La Calabria: una “sorella geologica” della Sardegna
Tra le regioni protagoniste figura anche la Calabria che ospita uno dei 14 progetti nazionali. Quello calabrese è dedicato alla ricerca sulla grafite nella Sila. Come spiega il geologo Mario Pileggi, del Consiglio Nazionale “Amici della Terra”, la regione «è ricca di estesi ammassi granitici nelle aree della Sila, delle Serre e dell’Aspromonte, originati insieme a quelli del blocco sardo-corso».
Sardegna e Calabria sono definite da Pileggi “sorelle geologiche”, nate dallo stesso orogene e separate circa dieci milioni di anni fa dall’apertura del Mar Tirreno. Questa parentela geologica spiega la presenza, in entrambe le regioni, di importanti mineralizzazioni a tungsteno, rame, molibdeno e grafite.
Secondo i dati del Censimento dei Siti Minerari Abbandonati (1870–2024), la Calabria conta 59 miniere censite: 28 a cielo aperto e 31 sotterranee. Tra i minerali estratti figurano zolfo, feldspato, caolino, mica, marna da cemento, manganese, lignite, pirite, barite, quarzo, grafite, molibdenite e cinabro.
La storia mineraria calabrese è antica e radicata. Dalle miniere d’argento di Longobucco e San Donato di Ninea, documentate sin dal XVII secolo, al polo siderurgico borbonico di Mongiana, la regione ha rappresentato per secoli un cuore pulsante della metallurgia italiana. Il ferro calabrese alimentò per decenni officine, fonderie e opifici che produssero utensili, armi e manufatti diffusi in tutto il Paese.

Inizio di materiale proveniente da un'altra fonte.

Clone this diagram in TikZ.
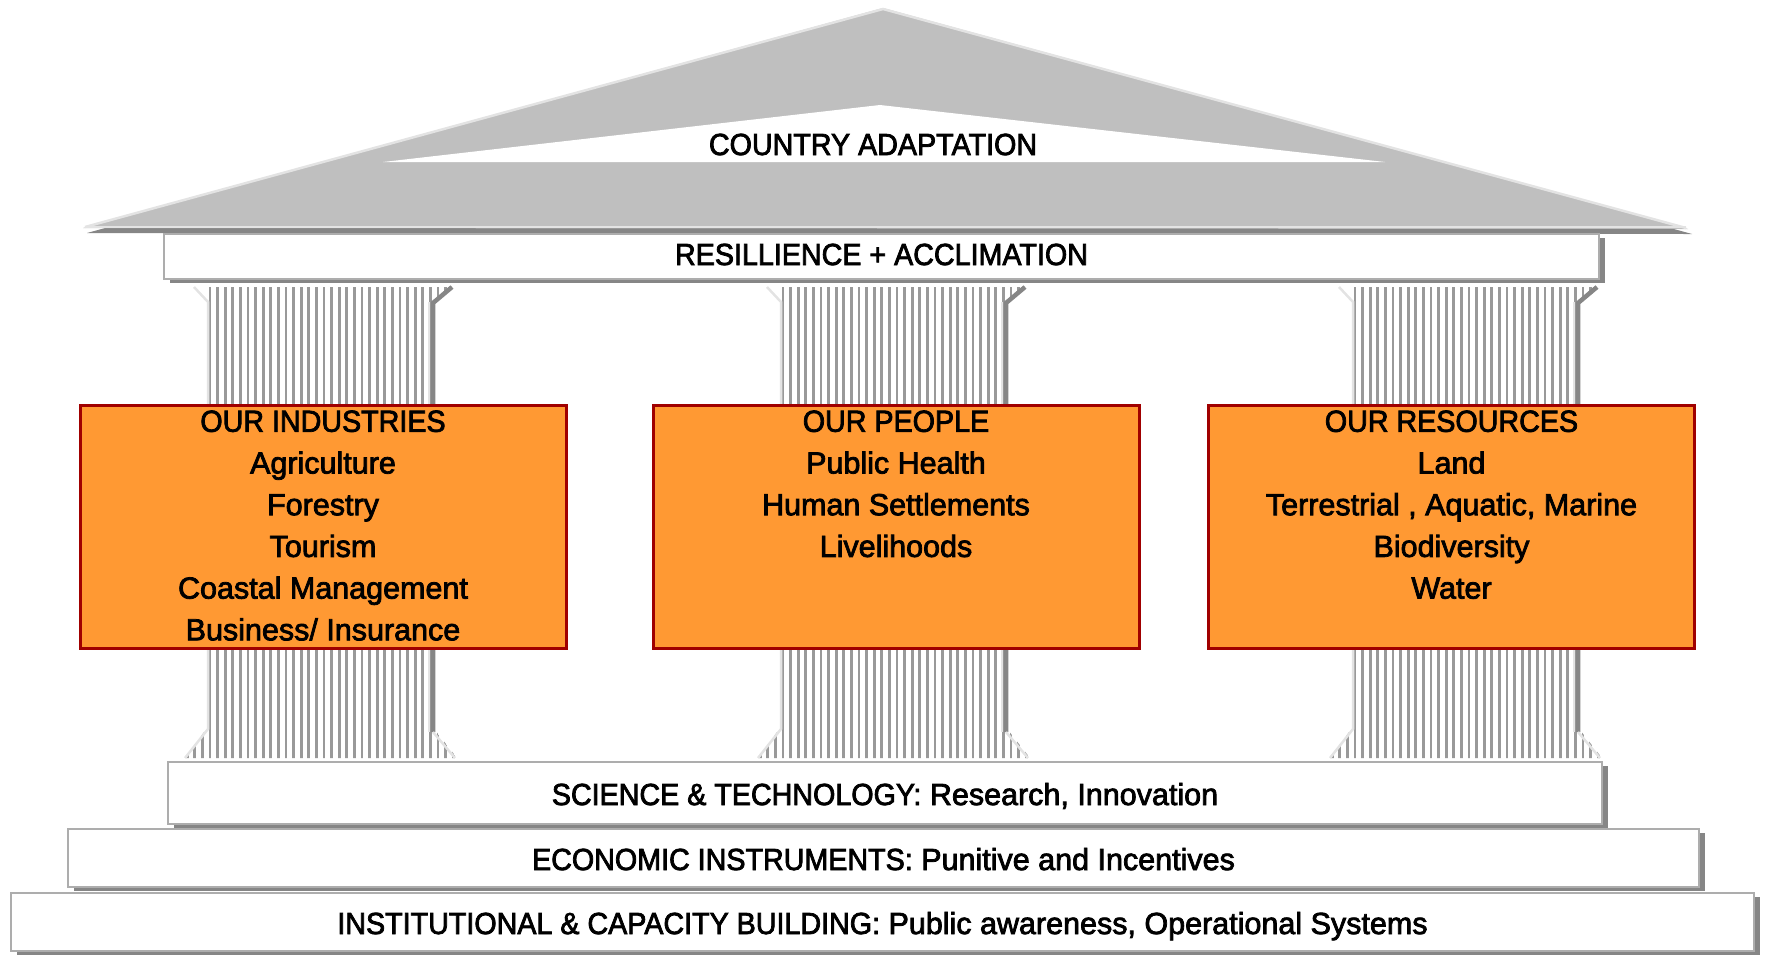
\documentclass[tikz,border=0pt]{standalone}
\usepackage{fontspec}
\setmainfont{Liberation Sans}[FakeStretch=1.0,FakeBold=2.5]
\newfontfamily\capsfont{Liberation Sans}[FakeStretch=0.94,FakeBold=2.5]
\usepackage{xcolor}
\usepackage{tikz}
\usetikzlibrary{positioning}
\usetikzlibrary{shadows}
\definecolor{roofgray}{HTML}{BFBFBF}
\definecolor{shadowgray}{HTML}{868686}
\definecolor{edgegray}{HTML}{ADADAD}
\definecolor{lightedge}{HTML}{E3E3E3}
\definecolor{stripegray}{HTML}{999999}
\definecolor{boxorange}{HTML}{FF9933}
\definecolor{boxred}{HTML}{A00000}

\begin{document}
\begin{tikzpicture}[x=1pt,y=-1pt,
    bigfont/.style={font=\fontsize{30.5}{41.7}\selectfont},
    plank/.style={bigfont,fill=white,draw=edgegray,line width=2pt,inner sep=0pt,
      text height=24pt,text depth=0pt,
      general shadow={fill=shadowgray,shadow xshift=6pt,shadow yshift=-4pt}},
    sectorbox/.style={draw=boxred,fill=boxorange,line width=3pt,inner sep=0pt,
      minimum width=486pt,minimum height=243pt},
    sectortext/.style={bigfont,align=center,inner sep=0pt},
    plaintext/.style={bigfont,anchor=base,inner sep=0pt}]
    \useasboundingbox (0,0) rectangle (1766,956);
    % roof
    \fill[shadowgray] (87,233) -- (887,13) -- (1692,234) -- cycle;
    \fill[roofgray] (83,228) -- (883,8) -- (1688,229) -- cycle;
    \draw[lightedge,line width=2.5pt] (85,227) -- (883,9) -- (1686,228);
    \draw[lightedge,line width=2pt] (86,227) -- (1686,227);
    \fill[white] (383,162) -- (880,105) -- (1385,162) -- cycle;
    \node[plaintext] (roofname) at (873,155) {\capsfont COUNTRY ADAPTATION};
    % columns
    \foreach \c in {321,894,1466}{
      \begin{scope}
        \clip (\c-114,287) -- (\c+130,287) -- (\c+114,302) -- (\c+114,730) -- (\c+136,758)
          -- (\c-136,758) -- (\c-114,728) -- cycle;
        \foreach \k in {-3,...,34}
          \draw[stripegray,line width=2.8pt] (\c-111+7.6*\k,280) -- (\c-111+7.6*\k,765);
      \end{scope}
      \draw[lightedge,line width=2.5pt] (\c-127,287) -- (\c-113,302) -- (\c-113,729) -- (\c-136,758);
      \draw[lightedge,line width=2pt] (\c+108,302) -- (\c+108,732);
      \draw[shadowgray,line width=4.5pt] (\c+131,287) -- (\c+112,303) -- (\c+112,732);
      \draw[lightedge,line width=2.5pt] (\c+112,732) -- (\c+134,758);
    }
    % beams
    \node[plank,minimum width=1435pt,minimum height=45pt,text height=18pt] (beam) at (881.5,256) {\capsfont RESILLIENCE + ACCLIMATION};
    \node[plank,minimum width=1434pt,minimum height=62pt] (science) at (885,793) {{\capsfont SCIENCE \& TECHNOLOGY:} Research, Innovation};
    \node[plank,minimum width=1631pt,minimum height=58pt] (economic) at (883.5,858) {{\capsfont ECONOMIC INSTRUMENTS:} Punitive and Incentives};
    \node[plank,minimum width=1743pt,minimum height=58pt] (institutional) at (882.5,922) {{\capsfont INSTITUTIONAL \& CAPACITY BUILDING:} Public awareness, Operational Systems};
    % sectors
    \node[sectorbox] (industries) at (323,527) {};
    \node[sectorbox] (people) at (896,527) {};
    \node[sectorbox] (resources) at (1451.5,527) {};
    \node[sectortext,below=6.3pt of industries.north] (industrieslist)
      {{\capsfont OUR INDUSTRIES}\\Agriculture\\Forestry\\Tourism\\Coastal Management\\Business/ Insurance};
    \node[sectortext,below=6.3pt of people.north] (peoplelist)
      {{\capsfont OUR PEOPLE}\\Public Health\\Human Settlements\\Livelihoods};
    \node[sectortext,below=6.3pt of resources.north] (resourceslist)
      {{\capsfont OUR RESOURCES}\\Land\\Terrestrial , Aquatic, Marine\\Biodiversity\\Water};
\end{tikzpicture}
\end{document}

Il geologo Pileggi richiama anche le ricerche dell’ingegnere Cortese, responsabile del Corpo Reale delle Miniere d’Italia, che nel XIX secolo evidenziò l’eccezionale qualità dei minerali calabresi, paragonandoli per purezza a quelli dell’Alto Adige. Dalla grafite di Parghelia, utilizzata per le porcellane Ginori del Quirinale, alle miniere di rame dell’Aspromonte, la Calabria custodisce un’eredità geologica di valore nazionale.
Ricerche moderne e prospettive future
Le ricerche dell’ENI (RIMIM) degli anni ’80 hanno confermato l’esistenza di nuovi distretti minerari ad alto potenziale: Mormanno-Verbicaro-Sangineto (piombo, rame, tungsteno, bario); Catanzaro-Nocera-Amantea (mercurio, stagno, berillio, molibdeno); Stilo-Bivongi-Mammola e Aspromonte (ferro, arsenico, uranio, tormalina).
Per Pileggi, questi dati dimostrano che la Calabria può tornare a essere protagonista, non solo come terra di giacimenti, ma anche come laboratorio di innovazione sostenibile. «La ricerca geologica e mineraria – afferma – non rappresenta un ritorno al passato, ma una scelta strategica per il futuro. L’estrazione deve accompagnarsi a tecnologie pulite, recupero dei materiali e tutela delle risorse idriche».
Il PNE può trasformarsi in un volano di sviluppo per il Sud, con nuove opportunità di lavoro e ricerca. Le università e i centri scientifici calabresi potranno avere un ruolo centrale nell’elaborare modelli di economia circolare applicati al settore minerario.
Pileggi propone inoltre di valorizzare i siti minerari dismessi come parchi e musei geo-industriali, seguendo l’esempio virtuoso della rete REMI in Sardegna, integrando turismo, cultura e formazione tecnica. In questo modo, la Calabria potrebbe coniugare la riscoperta delle proprie “georisorse” con la rigenerazione del territorio e la riduzione della disoccupazione giovanile.
Il Programma Nazionale di Esplorazione Mineraria rappresenta dunque un’occasione storica per il Paese e per la Calabria: un ritorno consapevole alla terra, nel segno della scienza e della sostenibilità. Come ricorda il geologo Pileggi, «se inserita in una strategia condivisa, la Calabria può tornare a valorizzare le proprie risorse non solo come fonte di materie prime, ma come leva di cultura, sviluppo e innovazione».